As AI technologies become more common the need for trust in AI increases at a greater rate. There is a need to trust the AI model, the dataset that trains the AI machine, the statements about governance and compliance made by the AI vendor before you can trust the output of the AI machine.

Responsible AI includes an ethical and legal viewpoint to ensure that AI works for the good of society, fundamental to this is Trust and Transparency.

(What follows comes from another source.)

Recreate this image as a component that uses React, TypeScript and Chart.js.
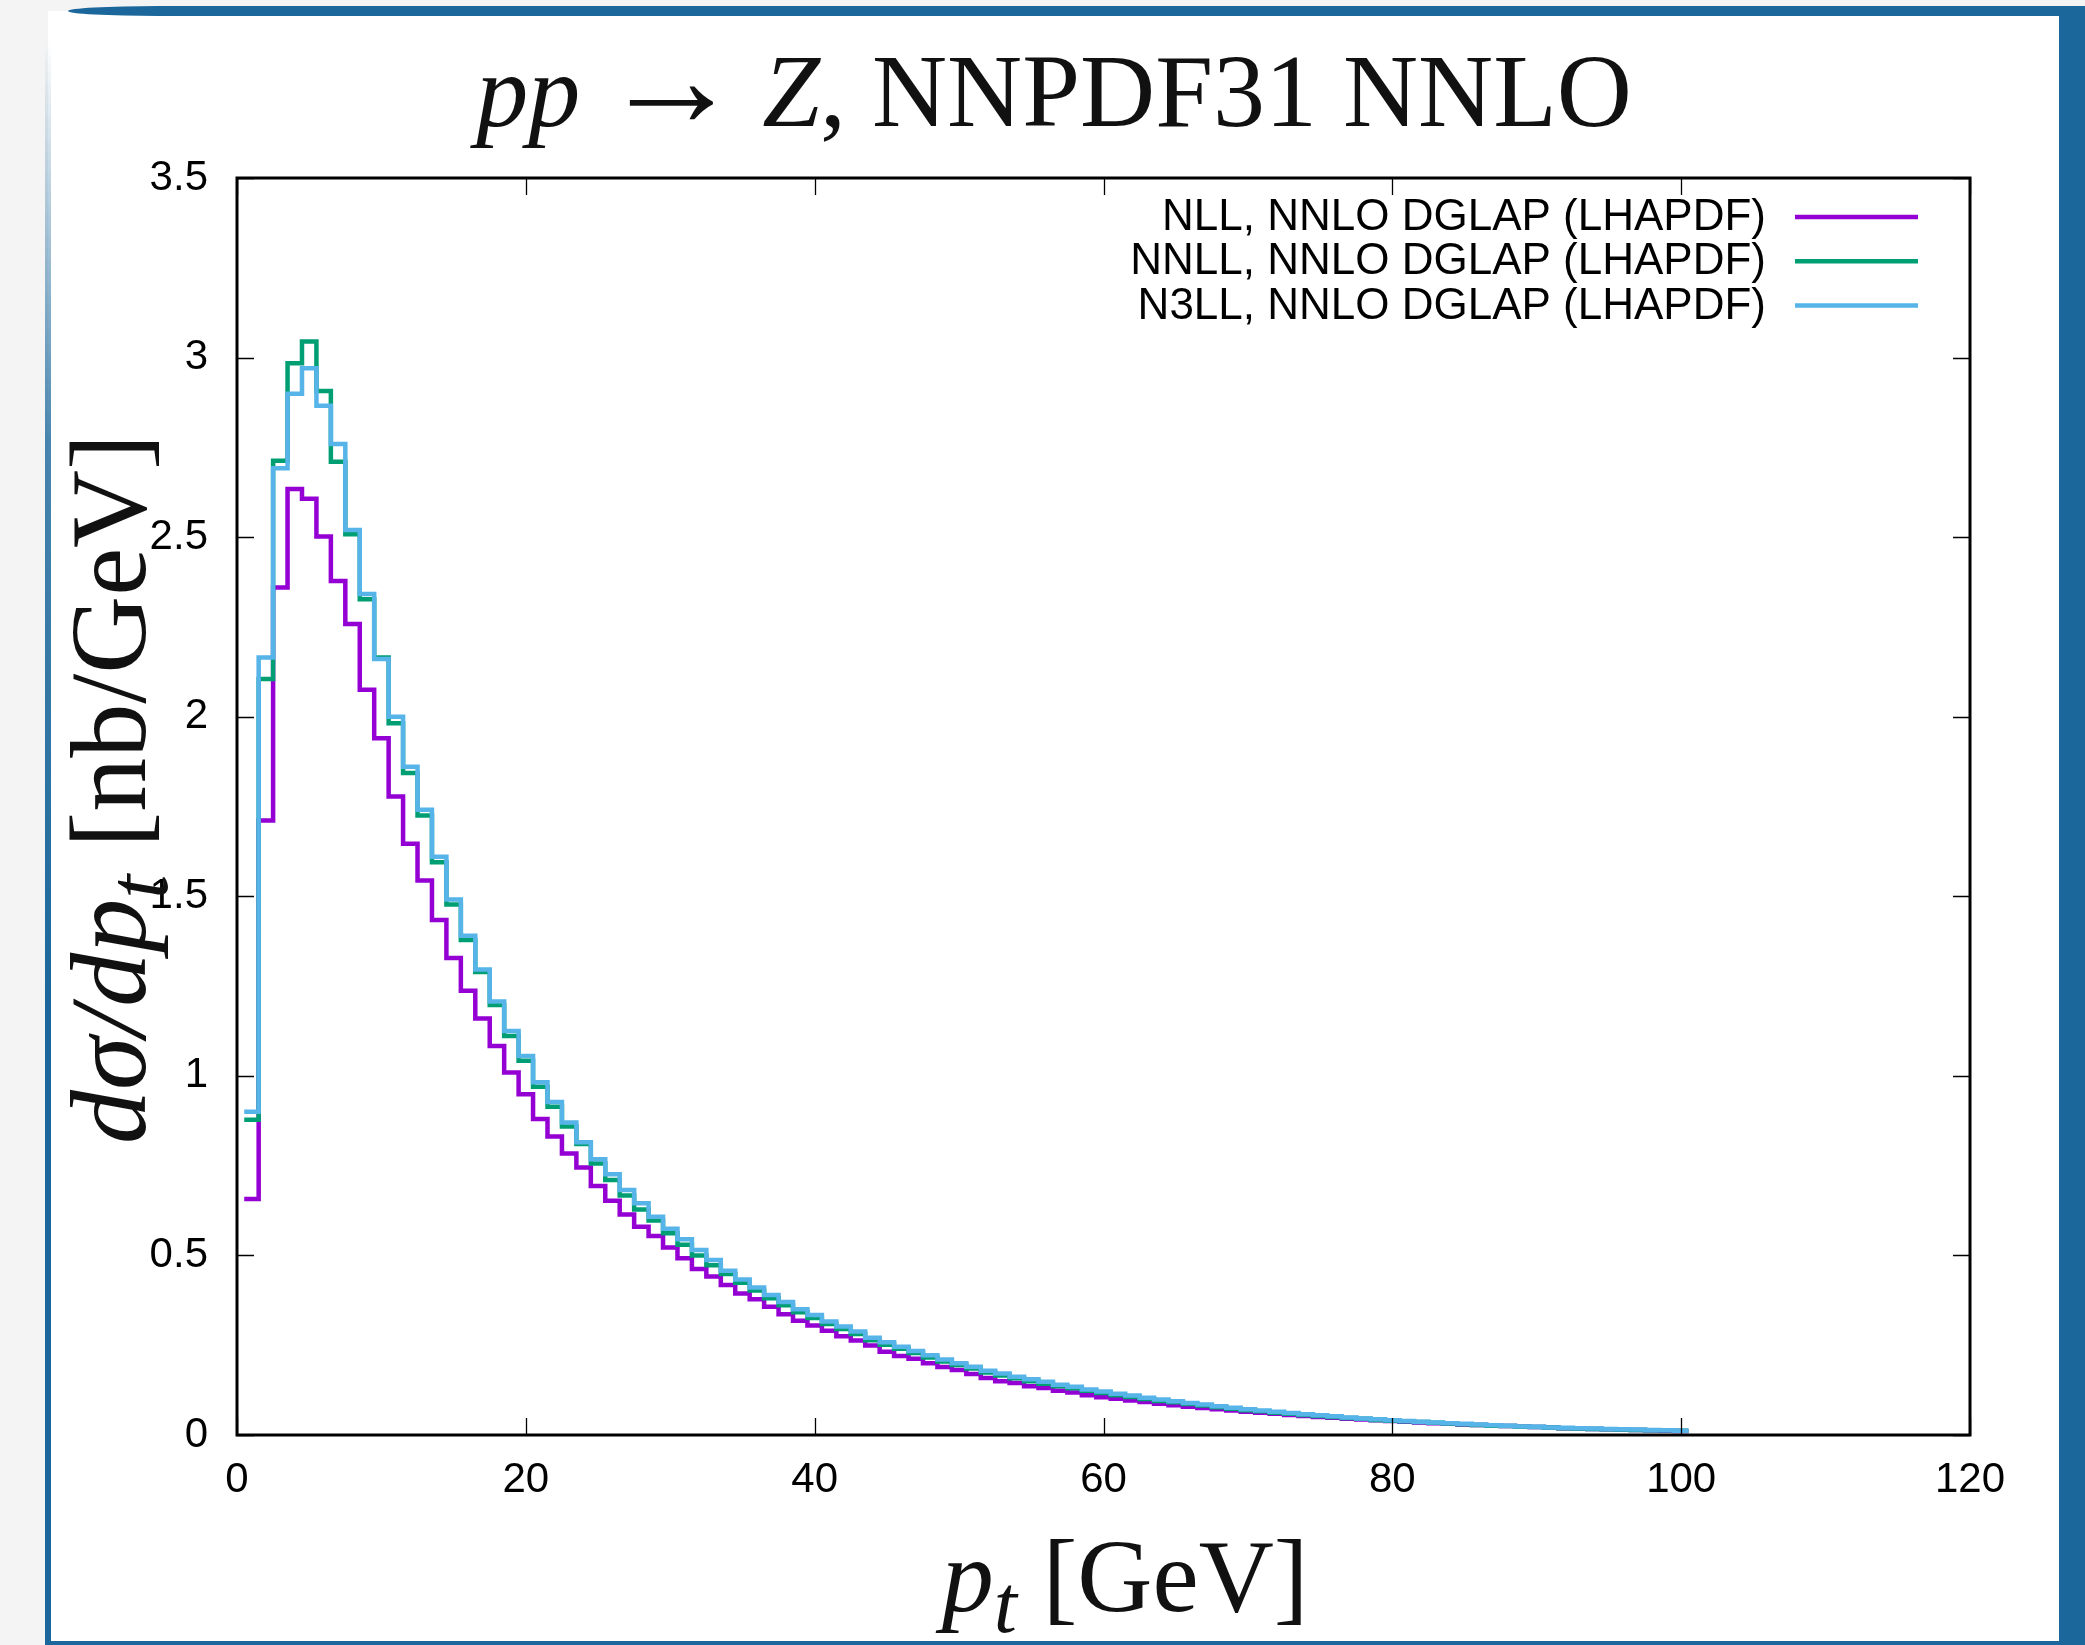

As consumers of the AI model:

  • We need to be certain that an AI machine is making decisions that are no worse than those that would be made by a trained and competent human.
  • We need to know that it has been trained on ‘good’ data, not ‘bad’ data.
  • We need to know that the system has been designed to be compliant with the correct standards and policies.
  • We need to know that it will not misuse our personal information.
  • We need to know that the system is being developed and improved to those same standards.

Above all, we don’t want to take the vendors word for it, they need to prove it!

DataTrails empowers this by providing an immutable lineage record (the data trail) for all aspects of the AI machine which supports responsible and ethical governance, coupled with transparency and traceability of the training data and output analysis. Together these enhance the explainability and interpretability of the AI machine’s output which results in trust and efficient decision making by the user whether that user is a human or another AI machine.

Opportunities for Transparency

RAG: Retrieval Augmented Generation
SHAP: SHapley Additive exPlanations
LIME: Local Interpretable Model-agnostic Explanations

Considerations

Policy and Standards Compliance: A set of Asset attributes can be created to record the baseline compliance of the AI system. This can include internal policies such as Bias, Discrimination and Copyright statements or external policies such as GDPR and other legal frameworks. Any policy changes or changes in compliance status can be recorded as an Event to build the immutable record of compliance over time.

The AI Model and the Training Data: The versions of the AI process model, the AI machine software and of the Training datasets could also be recorded as Asset attributes. Other things to include could be changes to the Training model and any manual Training decisions that influence the output of the AI machine. Recording updates as Events will transparently record the version history of the working components of the AI system as it is developed and improved.

Access Policies: Use Access policies to enable fine-grained control over access to the data. Access Policies provide stakeholders with the transparent access to the untampered provenance record that they need to be able to make decisions and gain trust in the system.